What does this look like?

Think of the continuum as comprising five roughly equal-sized groupings of people within society – about 20% per group.

Groups 1 and 2, the first two on the left (roughly 40% of people), can generally be counted on to support the allocation of public resources to social equity issues, regardless of the issue. 

Whereas group 5, the furthest group on the right (roughly 20% of society), does not support increasing public spending on social equity issues and persuading them otherwise is not impossible but can be pretty tricky and very resource intensive.

This leaves groups 3 and 4 as “up for grabs”; they have the potential to be persuaded on social issues. Messaging on social matters should target these groups’ value systems. This approach increases the likeliness that they will be receptive to the messaging, therefore ensuring we see the greatest return on investment. 

The messaging

One of the benefits of targeting groups 3 and 4 is that the persuasive messaging to them is also compelling to groups 1 and 2. It’s like watering two plants with one hose, a win-win situation.
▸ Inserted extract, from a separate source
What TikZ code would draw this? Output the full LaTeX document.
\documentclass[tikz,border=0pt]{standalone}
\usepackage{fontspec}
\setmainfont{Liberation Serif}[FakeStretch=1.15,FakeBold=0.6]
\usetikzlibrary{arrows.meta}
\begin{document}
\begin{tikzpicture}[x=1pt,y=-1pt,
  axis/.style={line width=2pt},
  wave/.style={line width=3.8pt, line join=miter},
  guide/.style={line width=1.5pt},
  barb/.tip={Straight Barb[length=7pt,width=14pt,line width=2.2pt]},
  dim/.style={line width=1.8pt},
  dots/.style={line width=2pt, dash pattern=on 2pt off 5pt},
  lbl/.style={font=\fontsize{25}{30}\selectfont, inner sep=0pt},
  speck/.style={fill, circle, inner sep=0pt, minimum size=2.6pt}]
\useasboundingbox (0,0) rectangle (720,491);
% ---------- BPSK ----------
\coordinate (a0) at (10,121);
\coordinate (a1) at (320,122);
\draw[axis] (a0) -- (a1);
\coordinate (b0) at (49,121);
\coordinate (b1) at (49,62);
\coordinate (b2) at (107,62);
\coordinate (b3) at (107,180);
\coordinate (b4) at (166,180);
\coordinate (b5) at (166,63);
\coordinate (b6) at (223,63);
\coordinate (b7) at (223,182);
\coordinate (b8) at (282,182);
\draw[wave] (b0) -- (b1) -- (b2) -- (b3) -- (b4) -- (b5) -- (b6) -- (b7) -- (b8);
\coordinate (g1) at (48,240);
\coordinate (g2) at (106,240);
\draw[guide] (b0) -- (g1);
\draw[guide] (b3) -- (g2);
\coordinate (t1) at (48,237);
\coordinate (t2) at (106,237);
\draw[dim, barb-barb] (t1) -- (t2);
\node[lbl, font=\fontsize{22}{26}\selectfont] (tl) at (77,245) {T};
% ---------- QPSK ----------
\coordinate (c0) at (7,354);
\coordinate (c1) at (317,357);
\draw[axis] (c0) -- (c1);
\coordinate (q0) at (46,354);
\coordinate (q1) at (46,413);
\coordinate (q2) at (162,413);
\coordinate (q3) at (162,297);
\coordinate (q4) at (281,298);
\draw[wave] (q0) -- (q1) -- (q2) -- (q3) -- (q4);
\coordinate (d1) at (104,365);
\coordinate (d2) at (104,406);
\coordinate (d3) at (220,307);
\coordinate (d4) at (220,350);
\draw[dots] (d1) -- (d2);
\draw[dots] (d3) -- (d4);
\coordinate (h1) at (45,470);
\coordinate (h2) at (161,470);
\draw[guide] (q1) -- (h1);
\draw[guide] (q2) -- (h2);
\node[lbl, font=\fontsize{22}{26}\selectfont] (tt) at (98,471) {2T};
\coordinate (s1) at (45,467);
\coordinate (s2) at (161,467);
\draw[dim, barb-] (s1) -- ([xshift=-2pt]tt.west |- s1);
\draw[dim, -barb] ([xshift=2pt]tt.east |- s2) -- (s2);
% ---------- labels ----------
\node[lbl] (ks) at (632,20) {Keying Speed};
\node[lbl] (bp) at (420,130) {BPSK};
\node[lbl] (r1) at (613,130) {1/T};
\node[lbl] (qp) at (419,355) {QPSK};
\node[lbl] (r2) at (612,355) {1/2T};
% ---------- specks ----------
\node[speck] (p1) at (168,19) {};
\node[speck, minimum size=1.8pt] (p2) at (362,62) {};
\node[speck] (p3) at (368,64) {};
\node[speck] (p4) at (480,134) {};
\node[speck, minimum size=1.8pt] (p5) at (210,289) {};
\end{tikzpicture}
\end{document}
Through our work, we have found that two kinds of messages are persuasive to groups 1 and 2. The people in these groups are big-hearted, compassionate people who believe that we all have a responsibility to each other.  Messages that tug at the heartstrings about the harrowing plight of the poor are persuasive to them.  Along with heartstring messages, strengths-based messages are also compelling to these groups. Strengths-based messages are forward-looking and focus on success, possibility and systems’ power to effect change.

People in groups 3 and 4 are typically not as moved by the heartstring messages as the first groups but they are very receptive to strengths-based messaging. They love an argument about how things can change, and the success and potential that we and they stand to realize should we move forward together. They are less ideological in their positions (be it progressive or conservative ideology), so this reasonable, performance-based messaging resonates well with them. They appreciate logic and like to be part of something that makes sense, while shying away from strong, inflexible or ideological positions.

How does this come all together?

So, how to you use this to build a community of interest around your issue?  Ultimately, and maybe most importantly, strengths-based messaging, in all its incarnations and forms, is what you need to use if you’re looking to broaden your audience beyond the segmentation that “be nice” or “be independent” separates people into. That facile and limiting dichotomy of right vs. left can work if you’re a politician looking to leverage anger or fear to activate your base – but in our ongoing quest for hearts and minds, we’ve learned that there are better ways to connect with humans.

As is often the case in our work, the magic comes where needs intersect, whether between the government and community, between different communities of interests or between the influential stakeholders in your stakeholder map.

That common ground is truly what can win you those hearts and minds.